- [Requirement]
Report the number of lines that include "React", with no additional text.

Source code of charts:

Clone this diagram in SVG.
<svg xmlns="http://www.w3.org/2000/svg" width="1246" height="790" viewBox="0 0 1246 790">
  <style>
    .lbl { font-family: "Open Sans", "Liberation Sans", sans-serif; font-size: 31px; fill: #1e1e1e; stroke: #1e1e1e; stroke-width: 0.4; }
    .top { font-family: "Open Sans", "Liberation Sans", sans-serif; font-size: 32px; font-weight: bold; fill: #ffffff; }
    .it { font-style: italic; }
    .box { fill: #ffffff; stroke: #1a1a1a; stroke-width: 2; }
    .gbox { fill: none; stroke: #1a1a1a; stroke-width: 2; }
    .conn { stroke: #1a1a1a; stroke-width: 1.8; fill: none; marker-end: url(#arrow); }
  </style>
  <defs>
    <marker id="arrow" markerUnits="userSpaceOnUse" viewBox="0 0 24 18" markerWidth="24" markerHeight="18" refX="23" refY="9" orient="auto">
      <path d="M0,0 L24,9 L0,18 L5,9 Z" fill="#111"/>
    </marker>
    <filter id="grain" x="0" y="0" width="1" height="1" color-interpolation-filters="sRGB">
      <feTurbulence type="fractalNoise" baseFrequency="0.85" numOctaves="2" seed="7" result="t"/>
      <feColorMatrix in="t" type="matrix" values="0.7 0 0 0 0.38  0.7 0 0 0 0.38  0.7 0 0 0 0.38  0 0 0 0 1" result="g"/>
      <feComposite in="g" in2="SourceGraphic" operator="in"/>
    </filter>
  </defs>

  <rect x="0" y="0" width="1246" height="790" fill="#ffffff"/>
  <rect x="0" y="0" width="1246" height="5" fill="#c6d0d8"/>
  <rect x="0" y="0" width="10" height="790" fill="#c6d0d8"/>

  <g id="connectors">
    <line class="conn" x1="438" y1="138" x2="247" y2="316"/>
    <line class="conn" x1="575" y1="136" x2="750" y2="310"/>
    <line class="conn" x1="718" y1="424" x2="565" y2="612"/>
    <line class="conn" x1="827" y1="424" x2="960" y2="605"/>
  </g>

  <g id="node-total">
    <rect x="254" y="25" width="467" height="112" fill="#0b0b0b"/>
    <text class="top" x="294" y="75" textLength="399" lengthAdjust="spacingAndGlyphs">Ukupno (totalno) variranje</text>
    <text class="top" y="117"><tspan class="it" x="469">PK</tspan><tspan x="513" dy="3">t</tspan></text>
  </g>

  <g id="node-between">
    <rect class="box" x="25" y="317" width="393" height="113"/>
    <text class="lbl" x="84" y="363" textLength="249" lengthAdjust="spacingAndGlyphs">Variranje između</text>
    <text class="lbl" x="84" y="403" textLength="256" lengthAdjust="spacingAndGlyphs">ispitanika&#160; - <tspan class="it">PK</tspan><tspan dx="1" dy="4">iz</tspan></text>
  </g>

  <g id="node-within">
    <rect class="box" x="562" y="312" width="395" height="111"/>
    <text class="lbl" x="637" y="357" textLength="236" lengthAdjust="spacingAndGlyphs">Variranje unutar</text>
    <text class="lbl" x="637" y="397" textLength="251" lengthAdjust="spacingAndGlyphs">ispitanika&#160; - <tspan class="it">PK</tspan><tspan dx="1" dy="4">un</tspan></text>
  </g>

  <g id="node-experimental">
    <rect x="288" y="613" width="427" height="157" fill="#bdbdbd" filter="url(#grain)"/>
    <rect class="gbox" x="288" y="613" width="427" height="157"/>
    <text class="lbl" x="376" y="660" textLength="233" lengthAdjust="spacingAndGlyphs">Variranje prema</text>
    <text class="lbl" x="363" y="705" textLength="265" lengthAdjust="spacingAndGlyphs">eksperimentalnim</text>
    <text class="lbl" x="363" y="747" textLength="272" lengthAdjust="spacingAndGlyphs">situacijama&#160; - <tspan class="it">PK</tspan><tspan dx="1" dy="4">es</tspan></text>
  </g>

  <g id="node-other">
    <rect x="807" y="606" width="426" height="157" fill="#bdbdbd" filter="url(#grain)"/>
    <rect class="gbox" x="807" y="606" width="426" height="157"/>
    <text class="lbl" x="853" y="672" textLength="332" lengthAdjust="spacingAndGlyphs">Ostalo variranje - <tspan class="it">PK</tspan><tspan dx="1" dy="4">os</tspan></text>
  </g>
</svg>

---

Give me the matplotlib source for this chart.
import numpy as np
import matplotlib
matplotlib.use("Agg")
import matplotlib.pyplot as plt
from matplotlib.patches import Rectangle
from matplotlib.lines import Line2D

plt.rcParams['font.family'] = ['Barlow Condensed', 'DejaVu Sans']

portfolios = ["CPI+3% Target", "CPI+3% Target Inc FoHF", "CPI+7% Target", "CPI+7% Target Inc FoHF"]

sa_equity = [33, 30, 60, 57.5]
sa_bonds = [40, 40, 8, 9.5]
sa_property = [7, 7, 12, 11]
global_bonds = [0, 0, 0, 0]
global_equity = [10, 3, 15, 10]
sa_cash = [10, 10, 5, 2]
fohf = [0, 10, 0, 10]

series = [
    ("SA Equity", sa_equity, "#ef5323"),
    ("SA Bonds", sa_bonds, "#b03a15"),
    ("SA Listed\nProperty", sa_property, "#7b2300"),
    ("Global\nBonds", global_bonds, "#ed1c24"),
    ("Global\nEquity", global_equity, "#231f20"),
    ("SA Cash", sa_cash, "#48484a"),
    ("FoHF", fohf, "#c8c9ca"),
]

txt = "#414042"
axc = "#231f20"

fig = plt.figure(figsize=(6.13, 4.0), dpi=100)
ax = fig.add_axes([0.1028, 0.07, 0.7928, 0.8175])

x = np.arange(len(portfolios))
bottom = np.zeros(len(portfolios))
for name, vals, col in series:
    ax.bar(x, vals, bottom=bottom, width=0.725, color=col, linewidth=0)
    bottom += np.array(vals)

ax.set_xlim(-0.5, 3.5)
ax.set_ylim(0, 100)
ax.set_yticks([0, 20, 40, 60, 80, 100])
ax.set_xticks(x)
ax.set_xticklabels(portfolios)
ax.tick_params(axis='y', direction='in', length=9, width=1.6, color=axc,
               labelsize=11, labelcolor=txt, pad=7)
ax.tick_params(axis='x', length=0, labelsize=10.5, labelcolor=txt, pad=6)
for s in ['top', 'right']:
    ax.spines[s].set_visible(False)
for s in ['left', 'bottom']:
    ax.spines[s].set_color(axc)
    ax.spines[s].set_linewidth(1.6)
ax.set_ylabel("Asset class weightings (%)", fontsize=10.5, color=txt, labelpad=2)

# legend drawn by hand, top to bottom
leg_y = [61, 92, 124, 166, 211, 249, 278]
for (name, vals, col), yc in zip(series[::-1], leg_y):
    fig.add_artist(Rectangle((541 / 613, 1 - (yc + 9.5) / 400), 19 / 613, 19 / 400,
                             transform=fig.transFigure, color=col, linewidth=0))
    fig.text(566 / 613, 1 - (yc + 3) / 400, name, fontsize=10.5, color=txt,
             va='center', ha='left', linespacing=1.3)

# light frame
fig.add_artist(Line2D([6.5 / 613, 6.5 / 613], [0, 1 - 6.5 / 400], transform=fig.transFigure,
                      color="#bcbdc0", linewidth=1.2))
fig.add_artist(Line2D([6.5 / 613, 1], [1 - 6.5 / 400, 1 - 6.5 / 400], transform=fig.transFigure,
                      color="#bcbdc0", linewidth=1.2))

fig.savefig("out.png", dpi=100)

* * *

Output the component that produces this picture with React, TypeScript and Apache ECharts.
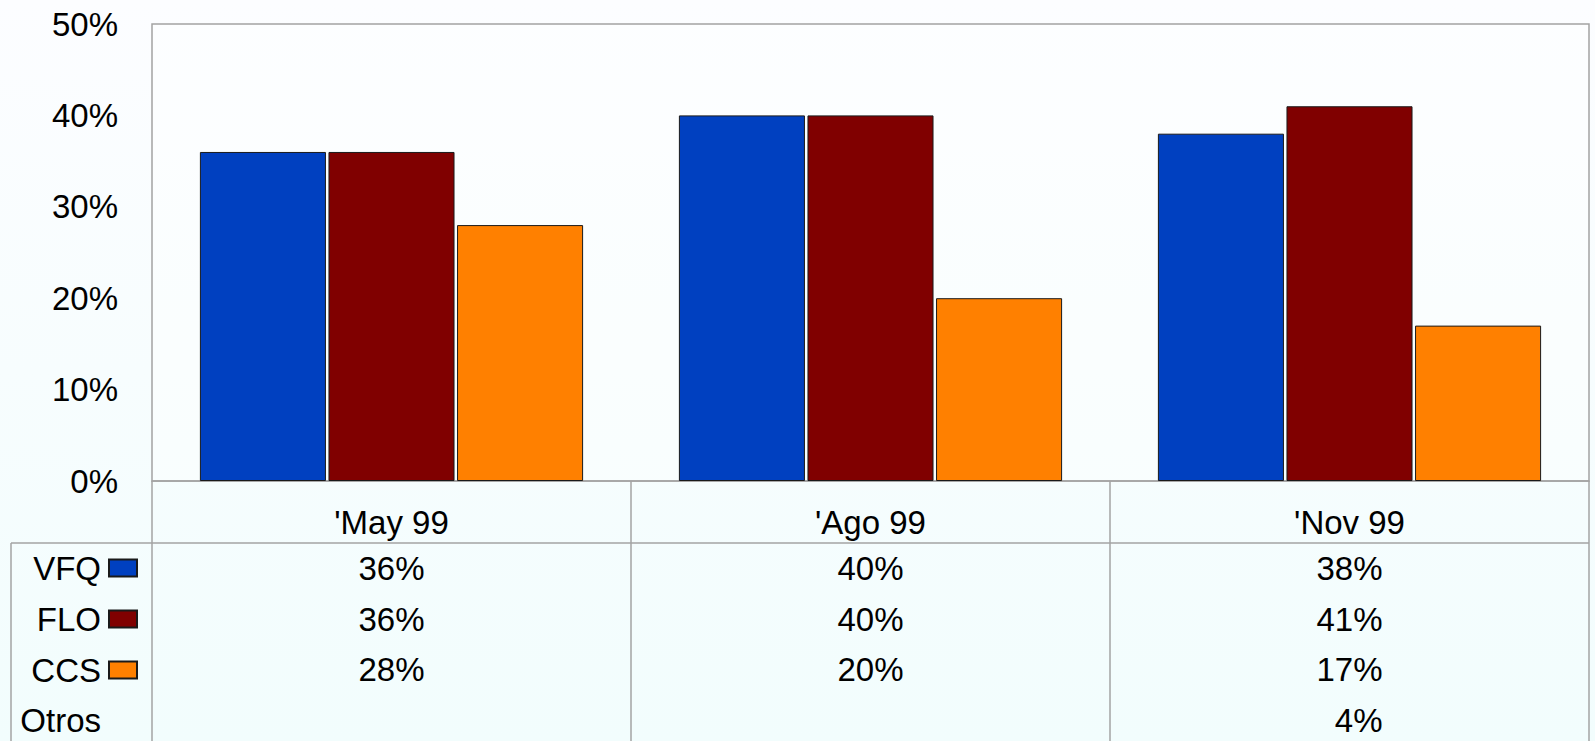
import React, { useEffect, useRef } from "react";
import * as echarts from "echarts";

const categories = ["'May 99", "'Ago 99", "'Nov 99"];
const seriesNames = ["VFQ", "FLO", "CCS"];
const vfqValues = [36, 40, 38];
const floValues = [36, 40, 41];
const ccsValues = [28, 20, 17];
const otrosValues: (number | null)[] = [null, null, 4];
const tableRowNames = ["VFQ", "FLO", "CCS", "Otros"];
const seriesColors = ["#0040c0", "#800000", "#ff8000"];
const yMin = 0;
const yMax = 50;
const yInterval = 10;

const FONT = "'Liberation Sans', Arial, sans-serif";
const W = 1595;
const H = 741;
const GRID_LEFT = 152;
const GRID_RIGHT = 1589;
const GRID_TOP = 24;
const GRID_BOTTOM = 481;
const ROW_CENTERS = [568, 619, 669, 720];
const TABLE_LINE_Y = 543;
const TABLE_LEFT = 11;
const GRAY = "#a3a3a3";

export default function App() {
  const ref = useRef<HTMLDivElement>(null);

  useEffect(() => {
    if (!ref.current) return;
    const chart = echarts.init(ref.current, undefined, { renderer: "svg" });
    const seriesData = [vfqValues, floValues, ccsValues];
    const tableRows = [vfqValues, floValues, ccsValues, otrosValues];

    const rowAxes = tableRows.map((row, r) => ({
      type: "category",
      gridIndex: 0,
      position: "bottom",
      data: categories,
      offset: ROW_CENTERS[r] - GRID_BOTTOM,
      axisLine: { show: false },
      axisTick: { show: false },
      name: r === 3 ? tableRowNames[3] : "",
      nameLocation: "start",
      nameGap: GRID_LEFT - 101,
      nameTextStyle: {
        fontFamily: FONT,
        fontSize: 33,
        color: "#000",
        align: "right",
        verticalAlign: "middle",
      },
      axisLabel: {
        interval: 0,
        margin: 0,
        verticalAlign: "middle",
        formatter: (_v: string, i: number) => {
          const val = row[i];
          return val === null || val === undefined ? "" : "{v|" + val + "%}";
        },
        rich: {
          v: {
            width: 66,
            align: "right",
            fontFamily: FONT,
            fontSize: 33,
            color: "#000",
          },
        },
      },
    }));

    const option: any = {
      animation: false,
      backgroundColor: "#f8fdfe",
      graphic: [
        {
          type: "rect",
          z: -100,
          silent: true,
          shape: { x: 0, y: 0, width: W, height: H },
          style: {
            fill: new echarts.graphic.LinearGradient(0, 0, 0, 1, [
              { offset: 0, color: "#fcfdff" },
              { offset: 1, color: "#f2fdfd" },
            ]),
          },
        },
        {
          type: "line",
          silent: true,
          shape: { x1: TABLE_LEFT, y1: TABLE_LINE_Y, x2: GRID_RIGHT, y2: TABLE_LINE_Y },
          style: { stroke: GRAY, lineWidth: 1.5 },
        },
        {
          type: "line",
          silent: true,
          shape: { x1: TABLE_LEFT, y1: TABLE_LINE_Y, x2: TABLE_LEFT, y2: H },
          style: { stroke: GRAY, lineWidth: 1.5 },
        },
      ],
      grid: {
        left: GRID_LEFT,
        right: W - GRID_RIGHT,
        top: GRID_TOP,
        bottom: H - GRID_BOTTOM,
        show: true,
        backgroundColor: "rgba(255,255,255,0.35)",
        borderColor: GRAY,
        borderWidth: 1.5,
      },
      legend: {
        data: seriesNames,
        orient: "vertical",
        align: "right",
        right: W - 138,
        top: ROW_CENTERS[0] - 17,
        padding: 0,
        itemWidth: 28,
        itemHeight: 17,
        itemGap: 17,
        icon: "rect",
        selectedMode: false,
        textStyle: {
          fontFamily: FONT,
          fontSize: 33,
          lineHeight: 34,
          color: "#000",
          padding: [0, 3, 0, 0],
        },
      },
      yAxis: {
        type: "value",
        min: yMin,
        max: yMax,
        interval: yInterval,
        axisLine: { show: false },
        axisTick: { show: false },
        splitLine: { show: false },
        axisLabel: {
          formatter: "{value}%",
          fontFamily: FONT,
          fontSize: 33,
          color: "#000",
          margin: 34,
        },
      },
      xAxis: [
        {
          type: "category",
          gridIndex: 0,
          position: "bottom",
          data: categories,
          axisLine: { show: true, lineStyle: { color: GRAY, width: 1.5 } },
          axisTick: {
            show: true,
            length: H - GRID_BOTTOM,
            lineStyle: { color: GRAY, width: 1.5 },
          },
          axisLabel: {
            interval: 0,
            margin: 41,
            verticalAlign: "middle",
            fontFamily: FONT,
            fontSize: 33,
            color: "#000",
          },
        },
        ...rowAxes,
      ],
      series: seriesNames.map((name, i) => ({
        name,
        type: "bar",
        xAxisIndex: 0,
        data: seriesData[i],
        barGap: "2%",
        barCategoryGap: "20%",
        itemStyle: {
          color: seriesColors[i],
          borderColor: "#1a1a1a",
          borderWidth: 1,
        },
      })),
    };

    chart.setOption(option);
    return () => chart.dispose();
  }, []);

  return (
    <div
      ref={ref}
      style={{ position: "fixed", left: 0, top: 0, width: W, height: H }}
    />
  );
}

- [Finished task]
2